Jeffrey Draper: (The biggest challenge is) confusion in the market about the different approaches and their applications. There are not that many reference facilities for people to see and understand how the process would work for them.
Waste360: How does Zero Waste Energy manage those challenges?
Jeffrey Draper: ZWE now has three facilities operating in the U.S. at different sizes and different types of feedstock. We prefer to educate customers with real examples and show them how it would work for them. We can then engineer a system around their specifics.
Waste360: What are the benefits of anaerobic digestion?
Jeffrey Draper: Dry anaerobic digestion with ZWE’s SMARTFERM technology can provide a fully closed loop system. Its only byproducts are methane, which can be converted into electricity or CNG, and digestate, which can be finished into compost. There is little water input and no sludge or other waste output. Dry anaerobic digestion can help organizations achieve diversion and environmental goals. In fact, CNG generated from dry anaerobic digestion is carbon negative.
Waste360: What are some of the latest projects Zero Waste Energy has launched or is working on?

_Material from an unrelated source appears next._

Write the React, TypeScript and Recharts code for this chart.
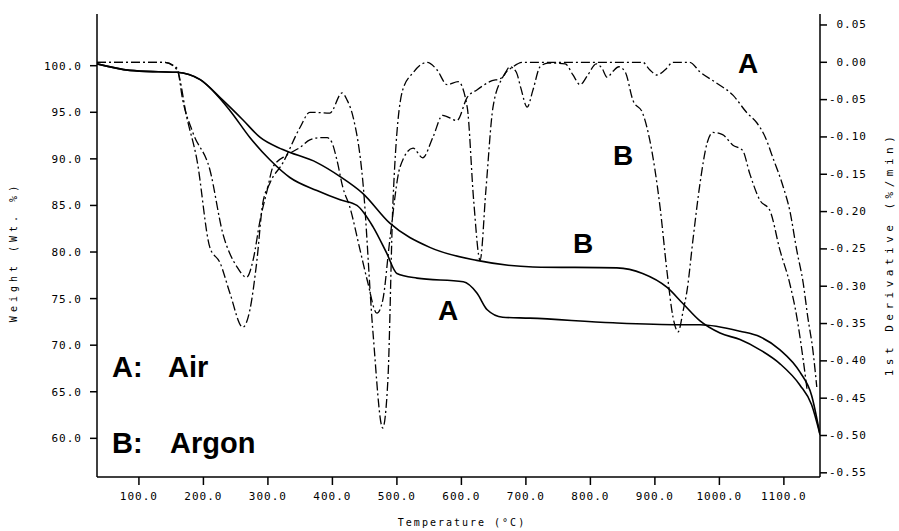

Jeffrey Draper: We have started on the Napa, Calif., project, which will convert organic waste into renewable natural gas for the waste and recycling collection fleet in the city. Other projects are in the planning phase and will be announced as they progress into construction.
The City of Napa and Napa Recycling and Waste Services LLC are working with ZWE to develop an AD-to-biofuel project that will help the city of Napa reach 75 percent total landfill diversion and increase organic waste recovery from food services businesses by 2020.
The commercial food program will expand to service more than 200 businesses up to five times a week. Approximately 25,000 tons per year of yard and food waste will be processed via the SMARTFERM facility to generate the equivalent of 330,000 diesel gallons (DGE) to fuel the waste collection fleet.
The project began preliminary construction efforts this year with the plant expected to be fully completed in 2017.